Между тем, Катков явно наплел что-то конкретное и о своих могучих связях с полицией. И, похоже, лидеры «Исполкома» рискнули в это поверить, расплатившись за легковерие собственными жизнями.

Произошло это, однако, несколько позднее.

В июле 1880 события, между тем, развивались согласно мрачному предвидению Каткова: смерть царицы открывала дорогу бурной карьере молодой претендентки на престол.

6 июля (буквально кратчайший срок после смерти жены — сорок с небольшим дней) царь привел под венец свою многолетнюю подругу.

Веньчание было тайным, но потом, сугубо под секретом, царь стал об этом сообщать царедворцам — одному за другим; большинство еще ранее доверительного посвящения прекрасно узнавало об этом.

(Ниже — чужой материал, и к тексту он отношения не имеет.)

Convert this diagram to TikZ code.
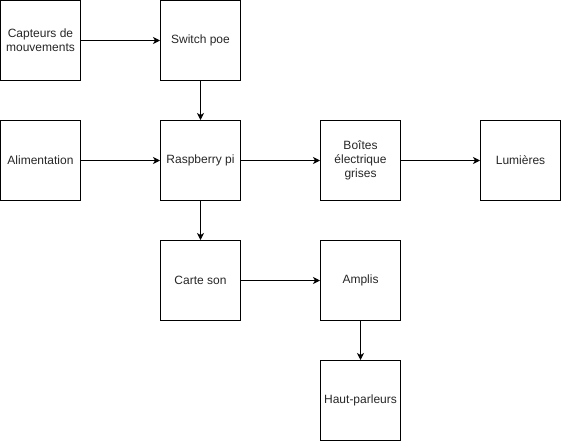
\documentclass[tikz,border=0pt]{standalone}
\usepackage{fontspec}
\setmainfont{Liberation Sans}
\usetikzlibrary{arrows.meta}
\tikzset{
  bloc/.style={draw, line width=1pt, minimum size=80pt, inner sep=2pt,
    align=center, font=\fontsize{12pt}{14pt}\selectfont, text=black!85},
  lien/.style={line width=1pt, -{Stealth[length=7pt,width=7pt,inset=2pt]}}
}
\begin{document}
\begin{tikzpicture}[x=1pt,y=-1pt]
            \useasboundingbox (0,0) rectangle (561,442);
            \node[bloc] (capteurs) at (40.5,40.5) {Capteurs de\\mouvements};
            \node[bloc] (switch) at (200.5,40.5) {Switch poe};
            \node[bloc] (alim) at (40.5,160.5) {Alimentation};
            \node[bloc] (rpi) at (200.5,160.5) {Raspberry pi};
            \node[bloc] (boites) at (360.5,160.5) {Boîtes\\électrique\\grises};
            \node[bloc] (lumieres) at (520.5,160.5) {Lumières};
            \node[bloc] (son) at (200.5,280.5) {Carte son};
            \node[bloc] (amplis) at (360.5,280.5) {Amplis};
            \node[bloc] (hp) at (360.5,400.5) {Haut-parleurs};
            \draw[lien] (capteurs) -- (switch);
            \draw[lien] (switch) -- (rpi);
            \draw[lien] (alim) -- (rpi);
            \draw[lien] (rpi) -- (boites);
            \draw[lien] (boites) -- (lumieres);
            \draw[lien] (rpi) -- (son);
            \draw[lien] (son) -- (amplis);
            \draw[lien] (amplis) -- (hp);
        \end{tikzpicture}
\end{document}
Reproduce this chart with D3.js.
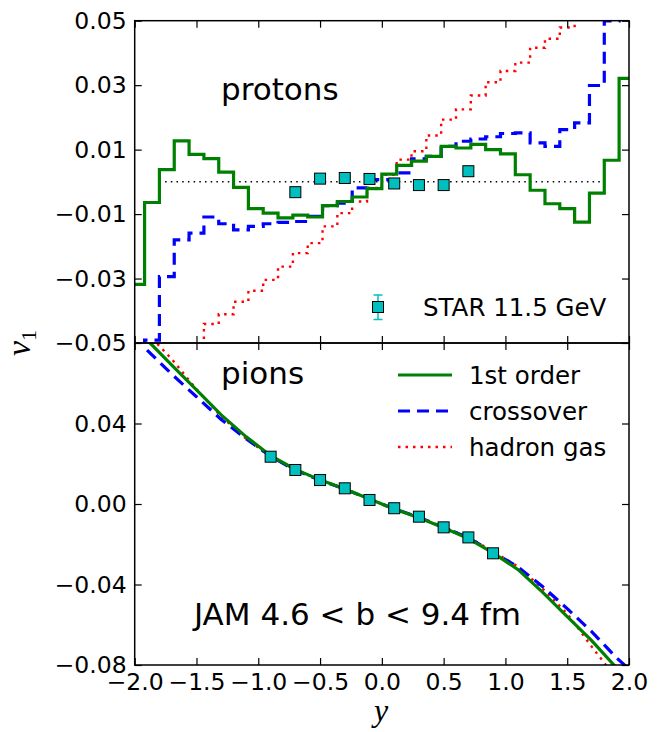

13 августа очередь дошла и до цесаревича с супругой, отсутствовавших до этого в столице — лечились на курорте в Гаспале (Хаапсалу). Вот Александр Александрович и Мария Федоровна действительно были потрясены этим известием!

Прошедшее полугодие, в течение которого вроде бы начало складываться политическое содружество царя с его старшим сыном, вызвавшее тревоги сторонников конституционных перемен, завершилось столь основательной трещиной в их отношениях, что она стала быстро расширяться и углубляться, превращаясь в пропасть.

Это, очевидно, также предвиделось Катковым, решившим сделать ставку только на одного из них.

Лорис же продолжил свою политику сидения на двух стульях.